* _Data provided_:
----
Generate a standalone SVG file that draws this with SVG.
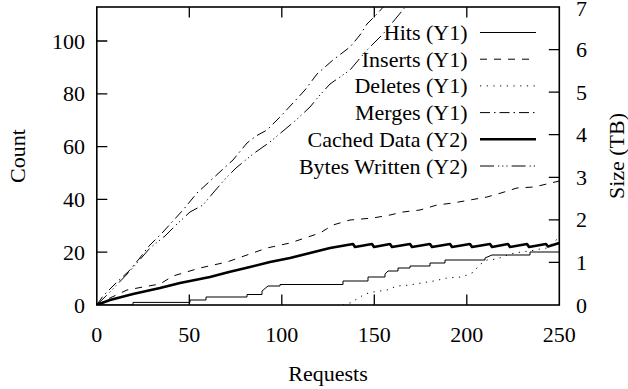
<svg xmlns="http://www.w3.org/2000/svg" width="628" height="389" viewBox="0 0 628 389" font-family="'Liberation Serif', 'DejaVu Serif', serif">
<style>
text{font-family:'Liberation Serif','DejaVu Serif',serif;font-size:22px;fill:#000}
.tk{stroke:#000;stroke-width:1.3;fill:none}
.c{fill:none;stroke:#000;stroke-width:1;stroke-linejoin:round}
.ins{stroke-dasharray:7,7}
.del{stroke-dasharray:1.2,5.5}
.mer{stroke-dasharray:10,4,1.5,4}
.cach{stroke-width:2.6}
.byt{stroke-dasharray:14,4,1.2,3,1.2,3,1.2,4}
.r{text-anchor:end}
.m{text-anchor:middle}
</style>
<defs>
<clipPath id="plot"><rect x="96.8" y="7" width="462.5" height="298"/></clipPath>
</defs>
<rect width="628" height="389" fill="#fff"/>
<g id="axes">
<rect x="96.8" y="7" width="462.5" height="298" fill="none" stroke="#000" stroke-width="1.6"/>
<path class="tk" d="M96.8,252.2h10.5M96.8,199.4h10.5M96.8,146.6h10.5M96.8,93.8h10.5M96.8,41h10.5"/>
<path class="tk" d="M559.3,262.4h-10.5M559.3,219.9h-10.5M559.3,177.3h-10.5M559.3,134.7h-10.5M559.3,92.1h-10.5M559.3,49.6h-10.5"/>
<path class="tk" d="M189.3,305v-10.5M281.8,305v-10.5M374.3,305v-10.5M466.8,305v-10.5M189.3,7v10.5M281.8,7v10.5M374.3,7v10.5M466.8,7v10.5"/>
</g>
<g id="y1-labels">
<text class="r" x="85" y="312.5">0</text>
<text class="r" x="85" y="259.7">20</text>
<text class="r" x="85" y="206.9">40</text>
<text class="r" x="85" y="154.1">60</text>
<text class="r" x="85" y="101.3">80</text>
<text class="r" x="85" y="48.5">100</text>
</g>
<g id="y2-labels">
<text x="576" y="312.5">0</text>
<text x="576" y="269.9">1</text>
<text x="576" y="227.4">2</text>
<text x="576" y="184.8">3</text>
<text x="576" y="142.2">4</text>
<text x="576" y="99.6">5</text>
<text x="576" y="57.1">6</text>
<text x="576" y="15.8">7</text>
</g>
<g id="x-labels">
<text class="m" x="96.8" y="341.5">0</text>
<text class="m" x="189.3" y="341.5">50</text>
<text class="m" x="281.8" y="341.5">100</text>
<text class="m" x="374.3" y="341.5">150</text>
<text class="m" x="466.8" y="341.5">200</text>
<text class="m" x="559.3" y="341.5">250</text>
</g>
<g id="titles">
<text class="m" x="328" y="381">Requests</text>
<text class="m" transform="translate(25,156) rotate(-90)">Count</text>
<text class="m" transform="translate(624,156) rotate(-90)">Size (TB)</text>
</g>
<g id="connectors" clip-path="url(#plot)">
<path id="hits" class="c" d="M96.8,305 H133 V302.4 H190 V300 H206 V297 H247 V294.5 H262 V291 L268,286 H280 V284.5 H343 V281 H368 V277 H385 V274 L388,271 H398 V268 H410 V266 H430 V263 H445 V260 H485 V258 L492,255 H530 V252 H559.3"/>
<path id="inserts" class="c ins" d="M96.8,305 L110,298 L127,290 L143,287 L160,284 L173,276 L200,268 L227,262 L247,255 L267,248 L290,243 L305,238 L320,233 L333,225 L350,220 L373,218 L390,215 L403,212 L420,210 L437,205 L453,203 L470,200 L487,197 L501,193 L517,188 L534,187 L551,183 L559.3,181"/>
<path id="deletes" class="c del" d="M343,305 L350,303 L357,299 L365,294 L373,292 L387,290 L397,286 L410,285 L421,283 L434,281 L447,278 L461,277 L467,275 L474,272 L479,265 L487,260 L497,259 L510,254 L521,252 L530,251 L540,249 L547,248 L552,244 L556,240 L559.3,238"/>
<path id="merges" class="c mer" d="M96.8,305 L103,296 L116,283 L129,271 L139,259 L149,246 L163,232 L173,221 L183,210 L197,193 L209,182 L222,170 L233,160 L247,143 L256,136 L267,130 L280,117 L293,103 L305,90 L317,74 L333,60 L350,47 L360,35 L367,24 L377,14 L385,5"/>
<path id="cached" class="c cach" d="M96.8,305 L110,300 L133,294 L160,288 L180,283 L210,277 L229,272 L250,267 L270,262 L290,258 L310,253 L330,248 L353,244 L355,247 L372,244 L374,247 L390,244 L392,247 L410,244 L412,247 L430,244 L432,247 L450,244 L452,247 L470,244 L472,247 L490,244 L492,247 L508,244 L510,247 L527,244 L529,247 L546,244 L548,246.5 L559.3,243"/>
<path id="bytes" class="c byt" d="M96.8,305 L110,292 L130,271 L150,248 L165,236 L176,225 L190,212 L203,205 L213,193 L226,178 L236,168 L253,154 L270,142 L283,131 L295,121 L310,107 L320,95 L330,84 L350,70 L367,50 L383,34 L397,17 L407,5"/>
</g>
<g id="legend">
<g id="leg-hits"><text class="r" x="467.5" y="40">Hits (Y1)</text><path class="c" d="M480,32.5H536"/></g>
<g id="leg-inserts"><text class="r" x="467.5" y="66.7">Inserts (Y1)</text><path class="c ins" d="M480,59.2H536"/></g>
<g id="leg-deletes"><text class="r" x="467.5" y="93.4">Deletes (Y1)</text><path class="c del" d="M480,85.9H536"/></g>
<g id="leg-merges"><text class="r" x="467.5" y="120.1">Merges (Y1)</text><path class="c mer" d="M480,112.6H536"/></g>
<g id="leg-cached"><text class="r" x="467.5" y="146.8">Cached Data (Y2)</text><path class="c cach" d="M480,139.3H536"/></g>
<g id="leg-bytes"><text class="r" x="467.5" y="173.5">Bytes Written (Y2)</text><path class="c byt" d="M480,166H536"/></g>
</g>
</svg>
----
* _Aim_: Each line above is to be copied verbatim. Drop any image from the copy.

* _Output for this task_:
Generate a standalone SVG file that draws this with SVG.
<svg xmlns="http://www.w3.org/2000/svg" width="628" height="389" viewBox="0 0 628 389" font-family="'Liberation Serif', 'DejaVu Serif', serif">
<style>
text{font-family:'Liberation Serif','DejaVu Serif',serif;font-size:22px;fill:#000}
.tk{stroke:#000;stroke-width:1.3;fill:none}
.c{fill:none;stroke:#000;stroke-width:1;stroke-linejoin:round}
.ins{stroke-dasharray:7,7}
.del{stroke-dasharray:1.2,5.5}
.mer{stroke-dasharray:10,4,1.5,4}
.cach{stroke-width:2.6}
.byt{stroke-dasharray:14,4,1.2,3,1.2,3,1.2,4}
.r{text-anchor:end}
.m{text-anchor:middle}
</style>
<defs>
<clipPath id="plot"><rect x="96.8" y="7" width="462.5" height="298"/></clipPath>
</defs>
<rect width="628" height="389" fill="#fff"/>
<g id="axes">
<rect x="96.8" y="7" width="462.5" height="298" fill="none" stroke="#000" stroke-width="1.6"/>
<path class="tk" d="M96.8,252.2h10.5M96.8,199.4h10.5M96.8,146.6h10.5M96.8,93.8h10.5M96.8,41h10.5"/>
<path class="tk" d="M559.3,262.4h-10.5M559.3,219.9h-10.5M559.3,177.3h-10.5M559.3,134.7h-10.5M559.3,92.1h-10.5M559.3,49.6h-10.5"/>
<path class="tk" d="M189.3,305v-10.5M281.8,305v-10.5M374.3,305v-10.5M466.8,305v-10.5M189.3,7v10.5M281.8,7v10.5M374.3,7v10.5M466.8,7v10.5"/>
</g>
<g id="y1-labels">
<text class="r" x="85" y="312.5">0</text>
<text class="r" x="85" y="259.7">20</text>
<text class="r" x="85" y="206.9">40</text>
<text class="r" x="85" y="154.1">60</text>
<text class="r" x="85" y="101.3">80</text>
<text class="r" x="85" y="48.5">100</text>
</g>
<g id="y2-labels">
<text x="576" y="312.5">0</text>
<text x="576" y="269.9">1</text>
<text x="576" y="227.4">2</text>
<text x="576" y="184.8">3</text>
<text x="576" y="142.2">4</text>
<text x="576" y="99.6">5</text>
<text x="576" y="57.1">6</text>
<text x="576" y="15.8">7</text>
</g>
<g id="x-labels">
<text class="m" x="96.8" y="341.5">0</text>
<text class="m" x="189.3" y="341.5">50</text>
<text class="m" x="281.8" y="341.5">100</text>
<text class="m" x="374.3" y="341.5">150</text>
<text class="m" x="466.8" y="341.5">200</text>
<text class="m" x="559.3" y="341.5">250</text>
</g>
<g id="titles">
<text class="m" x="328" y="381">Requests</text>
<text class="m" transform="translate(25,156) rotate(-90)">Count</text>
<text class="m" transform="translate(624,156) rotate(-90)">Size (TB)</text>
</g>
<g id="connectors" clip-path="url(#plot)">
<path id="hits" class="c" d="M96.8,305 H133 V302.4 H190 V300 H206 V297 H247 V294.5 H262 V291 L268,286 H280 V284.5 H343 V281 H368 V277 H385 V274 L388,271 H398 V268 H410 V266 H430 V263 H445 V260 H485 V258 L492,255 H530 V252 H559.3"/>
<path id="inserts" class="c ins" d="M96.8,305 L110,298 L127,290 L143,287 L160,284 L173,276 L200,268 L227,262 L247,255 L267,248 L290,243 L305,238 L320,233 L333,225 L350,220 L373,218 L390,215 L403,212 L420,210 L437,205 L453,203 L470,200 L487,197 L501,193 L517,188 L534,187 L551,183 L559.3,181"/>
<path id="deletes" class="c del" d="M343,305 L350,303 L357,299 L365,294 L373,292 L387,290 L397,286 L410,285 L421,283 L434,281 L447,278 L461,277 L467,275 L474,272 L479,265 L487,260 L497,259 L510,254 L521,252 L530,251 L540,249 L547,248 L552,244 L556,240 L559.3,238"/>
<path id="merges" class="c mer" d="M96.8,305 L103,296 L116,283 L129,271 L139,259 L149,246 L163,232 L173,221 L183,210 L197,193 L209,182 L222,170 L233,160 L247,143 L256,136 L267,130 L280,117 L293,103 L305,90 L317,74 L333,60 L350,47 L360,35 L367,24 L377,14 L385,5"/>
<path id="cached" class="c cach" d="M96.8,305 L110,300 L133,294 L160,288 L180,283 L210,277 L229,272 L250,267 L270,262 L290,258 L310,253 L330,248 L353,244 L355,247 L372,244 L374,247 L390,244 L392,247 L410,244 L412,247 L430,244 L432,247 L450,244 L452,247 L470,244 L472,247 L490,244 L492,247 L508,244 L510,247 L527,244 L529,247 L546,244 L548,246.5 L559.3,243"/>
<path id="bytes" class="c byt" d="M96.8,305 L110,292 L130,271 L150,248 L165,236 L176,225 L190,212 L203,205 L213,193 L226,178 L236,168 L253,154 L270,142 L283,131 L295,121 L310,107 L320,95 L330,84 L350,70 L367,50 L383,34 L397,17 L407,5"/>
</g>
<g id="legend">
<g id="leg-hits"><text class="r" x="467.5" y="40">Hits (Y1)</text><path class="c" d="M480,32.5H536"/></g>
<g id="leg-inserts"><text class="r" x="467.5" y="66.7">Inserts (Y1)</text><path class="c ins" d="M480,59.2H536"/></g>
<g id="leg-deletes"><text class="r" x="467.5" y="93.4">Deletes (Y1)</text><path class="c del" d="M480,85.9H536"/></g>
<g id="leg-merges"><text class="r" x="467.5" y="120.1">Merges (Y1)</text><path class="c mer" d="M480,112.6H536"/></g>
<g id="leg-cached"><text class="r" x="467.5" y="146.8">Cached Data (Y2)</text><path class="c cach" d="M480,139.3H536"/></g>
<g id="leg-bytes"><text class="r" x="467.5" y="173.5">Bytes Written (Y2)</text><path class="c byt" d="M480,166H536"/></g>
</g>
</svg>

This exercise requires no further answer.